DiagrammaticLearning: A Graphical Language for Compositional Training Regimes
Mason Lary, Richard Samuelson, Alexander Wilentz, Alina Zare, Matthew Klawonn, James P. Fairbanks
TL;DR
Learning diagrams provide a graphical, category-theoretic language for composing multi-component training regimes, treating data, models, and their interactions as structured data and compiling them into a single composite loss. The authors formalize learning graphs and diagrams, implement DiagrammaticLearning.jl, and demonstrate NIC, knowledge distillation, and few-shot learning within this framework, including colimit-based composition for shared backbones. The approach yields rigorous semantics, a path-finding and loss-compilation pipeline, and library support that integrates with PyTorch and Flux, enabling modular, reusable, and scalable training workflows. This work offers a principled foundation for reproducible, compositional ML pipelines and points toward broader tools for model management and AutoML under a mathematics-based paradigm.
Abstract
Motivated by deep learning regimes with multiple interacting yet distinct model components, we introduce learning diagrams, graphical depictions of training setups that capture parameterized learning as data rather than code. A learning diagram compiles to a unique loss function on which component models are trained. The result of training on this loss is a collection of models whose predictions ``agree" with one another. We show that a number of popular learning setups such as few-shot multi-task learning, knowledge distillation, and multi-modal learning can be depicted as learning diagrams.
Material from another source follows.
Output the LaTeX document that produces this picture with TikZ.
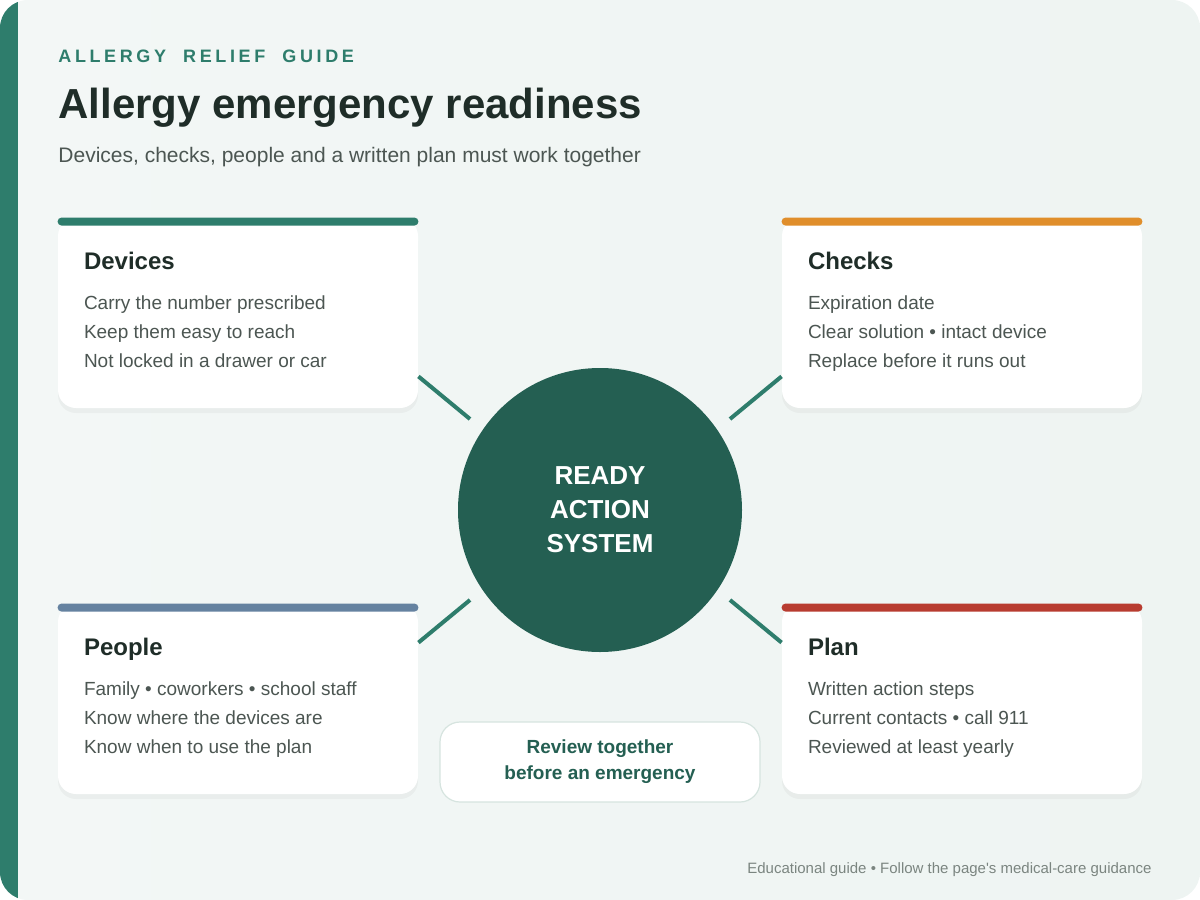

We further implement learning diagrams in a library that allows users to build diagrams of PyTorch and Flux.jl models. By implementing some classic machine learning use cases, we demonstrate how learning diagrams allow practitioners to build complicated models as compositions of smaller components, identify relationships between workflows, and manipulate models during or after training. Leveraging a category theoretic framework, we introduce a rigorous semantics for learning diagrams that puts such operations on a firm mathematical foundation.